Pour le ministère de l’Europe et des affaires étrangères :

-         M. Victor BACQUES, rédacteur Andorre, Mission de l’Europe méditerranéenne ;

-         M. Pierre DOUSSET, conseiller juridique, Mission des Accords et Traités (DJ/MAT) ;

-         Mme Maya RACHAIL, rédactrice à la direction de l’Union européenne Andorre, Mission de l’Europe méditerranéenne.

Pour le ministère de l’économie et des finances :

-    Mme Élisabeth MILLER, rédactrice au bureau transport et fiscalité européenne, direction générale des douanes et droits indirects (DGDDI).


([1])  La délimitation de la frontière entre la France et l’Andorre n’était établie par aucun texte. Son tracé n’était fixé que par des usages locaux et un jugement de l’intendant de Perpignan et de Foix qui avait attribué aux Andorrans, vers 1735, la rive gauche du cours supérieur de l’Ariège, revendiquée par les habitants du comté de Foix, cet arbitrage restant longtemps contesté au XIXe siècle.

([2]) Loi n° 2015-822 du 7 juillet 2015 autorisant l'approbation de l’accord entre le Gouvernement de la République française et le Gouvernement de la Principauté d’Andorre portant délimitation de la frontière.

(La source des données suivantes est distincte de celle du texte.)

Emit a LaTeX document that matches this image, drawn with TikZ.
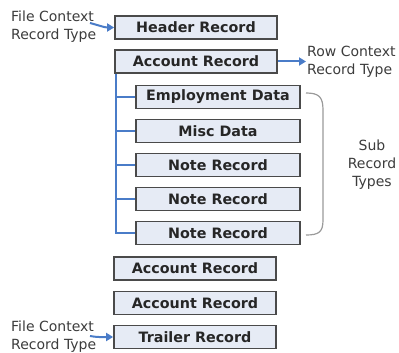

([3]) La CMA a pour mission de veiller à ce que le tracé de la frontière soit visible en tout temps sur toute l’étendue de la frontière. Elle permet notamment aux parties, dans le cadre de ses réunions, de s’entendre sur les coordonnées d’un système commun de positionnement. De telles CMA existent avec d’autres États limitrophes (CMA franco-italienne, CMA franco-espagnole, CMA franco-suisse).

([4]) La commission mixe d’abornement associe du côté français le ministère de l’intérieur et des outre-mer, le ministère de l’Europe et des affaires étrangères, les représentants des deux préfets compétents (Ariège et Pyrénées‑Orientales) et l'Institut national de l’information géographique et forestière (IGN).

([5])  En langue française et catalane, les deux textes faisant également foi.

([6])  C’est le budget d’abornement de la direction des affaires européennes et internationales (DAEI) du ministère de l’intérieur qui supportera ces coûts.

([7])  Il a été précisé au rapporteur au cours de ses auditions que les travaux à caractère d’urgence porteraient sur le remplacement ou la réparation des bornes en pierre cassées, arrachées ou déplacées.